Dès la préface, le ton est donné. Il ne s’agit pas d’un roman d’aventure ou d’investigation, mais d’un ouvrage atypique dont le héros principal est une vieille carte longtemps reléguée dans les tiroirs obscurs des bibliothèques. De type essai mais adoptant une trame romanesque, La Carte perdue de John Selden happe l’imagination et la curiosité du lecteur. En effet, l’auteur, en fin chercheur, nous conte les mésaventures de la carte. Mais de quelle carte s’agit-il ? Timothy Brook nous livre l’histoire secrète d’une carte de Chine datant de 1608 et dont le détenteur est un étrange personnage, le sir John Selden.
« Plus j’examinais cette carte, plus j’étais troublé. Elle ne ressemblait à aucune carte chinoise de la dynastie Ming (1368-1644) que j’avais pu voir. Rien ne collait. Pour commencer, elle couvrait davantage d’espace au-delà de la Chine que n’en montraient d’ordinaire les cartes Ming. Elle représentait en effet non seulement ce que le peuple des Ming considérait comme sa patrie, mais la vaste région environnante située par-delà ses frontières, du Japon, dans l’angle supérieur droit, à Sumatra, en bas à gauche. Les Philippines et Bornéo étaient là où l’on pouvait s’attendre à les trouver, au large, dans l’océan. Le contour familier du littoral du Vietnam était lui aussi dessiné, tout comme la péninsule malaise et les plus grandes îles de l’Indonésie actuelle ».

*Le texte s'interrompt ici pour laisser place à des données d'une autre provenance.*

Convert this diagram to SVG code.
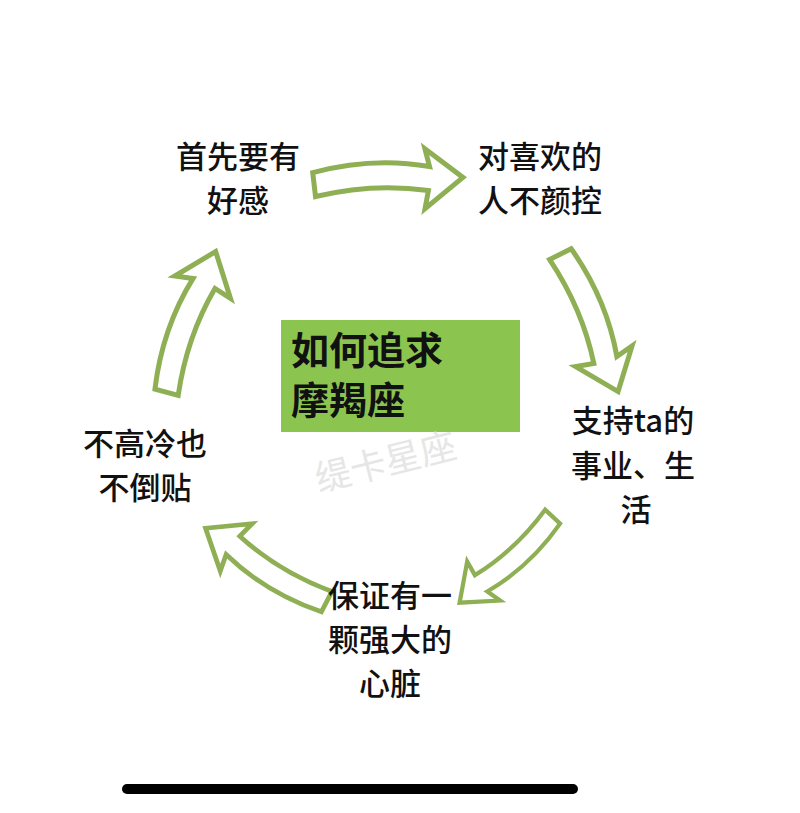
<svg xmlns="http://www.w3.org/2000/svg" width="800" height="813" viewBox="0 0 800 813">
<style>
.t{font-family:"Noto Sans CJK SC","Noto Sans",sans-serif;font-size:31px;font-weight:500;fill:#111;text-anchor:middle}
.h{font-family:"Noto Sans CJK SC",sans-serif;font-size:38px;font-weight:700;fill:#111}
.a{fill:#fff;stroke:#8faf55;stroke-width:5;stroke-linejoin:miter}
</style>
<defs>
<path id="arr" d="M-75,-10 Q-15,-24 42,-12 L38,-30 L75,0 L36,30 L40,12 Q-15,2 -73,14 Z"/>
</defs>
<rect width="800" height="813" fill="#fff"/>
<g id="connectors">
<use href="#arr" class="a" transform="translate(388,180) rotate(-2)"/>
<use href="#arr" class="a" transform="translate(590,322) rotate(68)"/>
<use href="#arr" class="a" transform="translate(507,560) rotate(138) scale(0.85)"/>
<use href="#arr" class="a" transform="translate(266,566) rotate(212) scale(0.95)"/>
<use href="#arr" class="a" transform="translate(190,322) rotate(-70)"/>
</g>
<g id="center">
<rect x="281" y="320" width="239" height="112" fill="#8bc54f"/>
<text class="h" x="291" y="364">如何追求</text>
<text class="h" x="291" y="414">摩羯座</text>
</g>
<text x="385" y="475" transform="rotate(-14 385 460)" style="font-family:'Noto Sans CJK SC',sans-serif;font-size:36px;fill:#e6e6e6;text-anchor:middle">缇卡星座</text>
<g id="n1"><text class="t" x="238" y="168">首先要有</text><text class="t" x="238" y="212">好感</text></g>
<g id="n2"><text class="t" x="540" y="168">对喜欢的</text><text class="t" x="540" y="212">人不颜控</text></g>
<g id="n3"><text class="t" x="633" y="432">支持ta的</text><text class="t" x="633" y="477">事业、生</text><text class="t" x="636" y="521">活</text></g>
<g id="n4"><text class="t" x="390" y="607">保证有一</text><text class="t" x="390" y="651">颗强大的</text><text class="t" x="390" y="695">心脏</text></g>
<g id="n5"><text class="t" x="145" y="455">不高冷也</text><text class="t" x="145" y="499">不倒贴</text></g>
<line x1="127" y1="789" x2="573" y2="789" stroke="#000" stroke-width="10" stroke-linecap="round"/>
</svg>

Et Timothy Brook de continuer, surpris et interloqué devant cette trouvaille :
« La cartographie chinoise possède certaines conventions sur la manière de représenter ces lieux, le plus souvent entassés et aplatis autour de la masse continentale de la Chine. Ces conventions avaient certes commencé à évoluer vers la fin de la dynastie, mais aucune carte Ming, même tardive, ne ressemblait à cela. Votre première leçon d’histoire des cartes vous enseigne que les cartes sont les copies d’autres cartes. Or celle-ci n’était la copie de rien que je connusse ».
Son enquête fait resurgir des royaumes et empires disparus telle que la Cour de Jacques 1er et ses intrigues. La Chine et ses monarques ressuscitent. La lecture devient de plus en plus haletante et le lecteur part lui aussi à l’aventure grâce au talent de Timothy Brook, expert, sinologue et conteur sans pareil. En effet, il a su avec La carte perdue de John Selden aborder des notions ardues tel que le droit international marin avec un vocabulaire clair et précis. Les explications sont simples. Ainsi, le lecteur ne ressent que de la curiosité et non de l’ennui face à un exposé juridique et scientifique des faits. Les hypothèses avancées quant à l’intention de John Selden lorsqu’il entre en possession de cette carte sont avancées avec prudence. Le dernier chapitre réserve des surprises au lecteur qui prend part aux interrogations de l’auteur sur l’existence de cette carte, sur les secrets qu’elle semble receler…
En conclusion, bien que cet ouvrage ne soit pas un roman, son auteur a su attiser notre curiosité et nous a rendus des cartographes en herbe. Sa modestie reste prégnante devant ce que sa quête lui enseigne :
« Les recherches à propos de la carte de Selden ont été plus alambiquées et plus compliquées que je ne le prévoyais quand je les ai entreprises, plus proches aussi du labyrinthe tortueux que de la ligne droite (…).
Mais nous sommes finalement arrivés à l’origine de la carte – enfin, plus ou moins. Avec un document comme le nôtre, sans signature ni date, l’exploit n’est pas mince. Bien des expéditions historiques se perdent en mer avant d’atteindre leur destination. Peut-être la nôtre n’est-elle pas tout à fait arrivée à bon port, mais nous pouvons tout de même être contents de nous : nous avons rendu à la carte de Selden un peu de l’histoire qu’elle avait perdue il y a plusieurs siècles ».
Espérons que la lecture de cet ouvrage par un grand public permettra à la fameuse carte de Chine méridionale d’être enfin connue et appréciée à sa juste valeur.